P.S. Yesterday, during one of our screenings at the Prospector Square Theatre here in Park City, we had the pleasure of talking with Mary Milliken, Reuters L.A. Bureau chief. She understood our project to a T… “I.O.U.S.A., based on the book Empire of Debt,” she then wrote in an article about the movie, “may be to the U.S. economy what An Inconvenient Truth was to the environment. The Oscar-winning documentary premiered two years ago at Sundance, the top venue for independent film and documentaries.

“In An Inconvenient Truth, former Vice President Al Gore offered his touring slideshow on global warming and made a compelling case for people to push their politicians to pass legislation to help clean the environment.”

Read the whole article here: Can debt be funny?

At the same time, the movie was also called “the scariest movie in Sundance” by LA Times reviewer Kenneth Turan.

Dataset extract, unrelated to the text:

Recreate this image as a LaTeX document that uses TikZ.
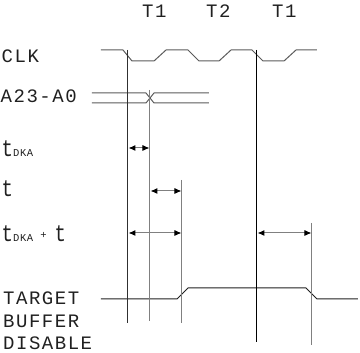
\documentclass[tikz,border=0pt]{standalone}
\usepackage{fontspec}
\usetikzlibrary{arrows.meta}
\newfontfamily\monofam{Liberation Mono}[LetterSpace=8]
\newfontfamily\monosub{Liberation Mono}[LetterSpace=6]
\newcommand\lblfont{\monofam\fontsize{19}{19}\selectfont}
\newcommand\subfont{\monosub\fontsize{10.5}{10.5}\selectfont}
\newcommand\tallt{\scalebox{1}[1.25]{t}}
\definecolor{txt}{HTML}{202020}
\definecolor{wave}{HTML}{5A5A5A}
\definecolor{dark}{HTML}{303030}
\definecolor{mid}{HTML}{808080}
\begin{document}
\begin{tikzpicture}[x=1pt,y=-1pt,
  sig/.style={line width=1pt, line join=miter},
  vline/.style={line width=1pt},
  dim/.style={line width=1pt, draw=mid, {Latex[length=7pt,width=6pt,black]}-{Latex[length=7pt,width=6pt,black]}},
  lbl/.style={inner sep=0pt, anchor=base west, font=\lblfont, text=txt}]
\useasboundingbox (0,0) rectangle (360,353);
% labels
\node[lbl] (t1a) at (142,18) {T1};
\node[lbl] (t2) at (206,18) {T2};
\node[lbl] (t1b) at (272,18) {T1};
\node[lbl] (clk) at (1.5,63) {CLK};
\node[lbl] (addr) at (0.5,103) {A23-A0};
\node[lbl] (tdka) at (1.5,157) {\tallt\hspace{0pt}{\subfont DKA}};
\node[lbl] (tt) at (1.5,197) {\tallt};
\node[lbl] (tsum) at (1.5,242) {\tallt\hspace{0pt}{\subfont DKA}\hspace{7pt}{\subfont\raisebox{3pt}{+}}\hspace{8pt}\tallt};
\node[lbl] (tbd1) at (3,305) {TARGET};
\node[lbl] (tbd2) at (3,328) {BUFFER};
\node[lbl] (tbd3) at (3,350) {DISABLE};
% CLK waveform
\draw[sig, wave] (101,50) -- (123,50) -- (132,61) -- (154,61) -- (166,50) -- (188,50)
  -- (199,61) -- (219,61) -- (231,50) -- (252,50) -- (263,61) -- (284,61) -- (296,50) -- (317,50);
% A23-A0 bus
\draw[sig, wave] (92,93) -- (146,93) -- (154,103) -- (209,103);
\draw[sig, wave] (92,103) -- (146,103) -- (154,93) -- (209,93);
% TARGET BUFFER DISABLE
\draw[sig, txt] (101,299) -- (177,299) -- (188,288) -- (306,288) -- (317,299) -- (358,299);
% vertical reference lines
\coordinate (v1t) at (128,50);  \coordinate (v1b) at (128,323);
\coordinate (v2t) at (150,90);  \coordinate (v2b) at (150,321);
\coordinate (v3t) at (182,180); \coordinate (v3b) at (182,323);
\coordinate (v4t) at (257,50);  \coordinate (v4b) at (257,342);
\coordinate (v5t) at (312,223); \coordinate (v5b) at (312,345);
\draw[vline, dark] (v1t) -- (v1b);
\draw[vline, mid] (v2t) -- (v2b);
\draw[vline, mid] (v3t) -- (v3b);
\draw[vline, black] (v4t) -- (v4b);
\draw[vline, mid] (v5t) -- (v5b);
% dimension arrows
\coordinate (a1l) at (128.5,148); \coordinate (a1r) at (149.5,148);
\coordinate (a2l) at (150.5,191); \coordinate (a2r) at (181.5,191);
\coordinate (a3l) at (128.5,233); \coordinate (a3r) at (181.5,233);
\coordinate (a4l) at (257.5,233); \coordinate (a4r) at (311.5,233);
\draw[dim] (a1l) -- (a1r);
\draw[dim] (a2l) -- (a2r);
\draw[dim] (a3l) -- (a3r);
\draw[dim] (a4l) -- (a4r);
\end{tikzpicture}
\end{document}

When we originally began this project, we were working with a production company that specialized in horror films and teen comedies. Guess that auspicious start was more than prophetic.

To follow along with reviews and critiques of the movie, see the site we set up to track it.

P.P.S. It’s odd, too, how, as with An Inconvenient Truth, the entertainment and financial worlds are colliding on this issue. CNN was interested in doing a live TV interview with us this morning. The station’s been covering the festival since day one. But we got bumped because the news broke that Heath Ledger died.

Alan Alda was at our screening yesterday. And we ran into Matthew Perry at a party the agent for our film threw on Monday night… co-sponsored by, of all papers, The Wall Street Journal.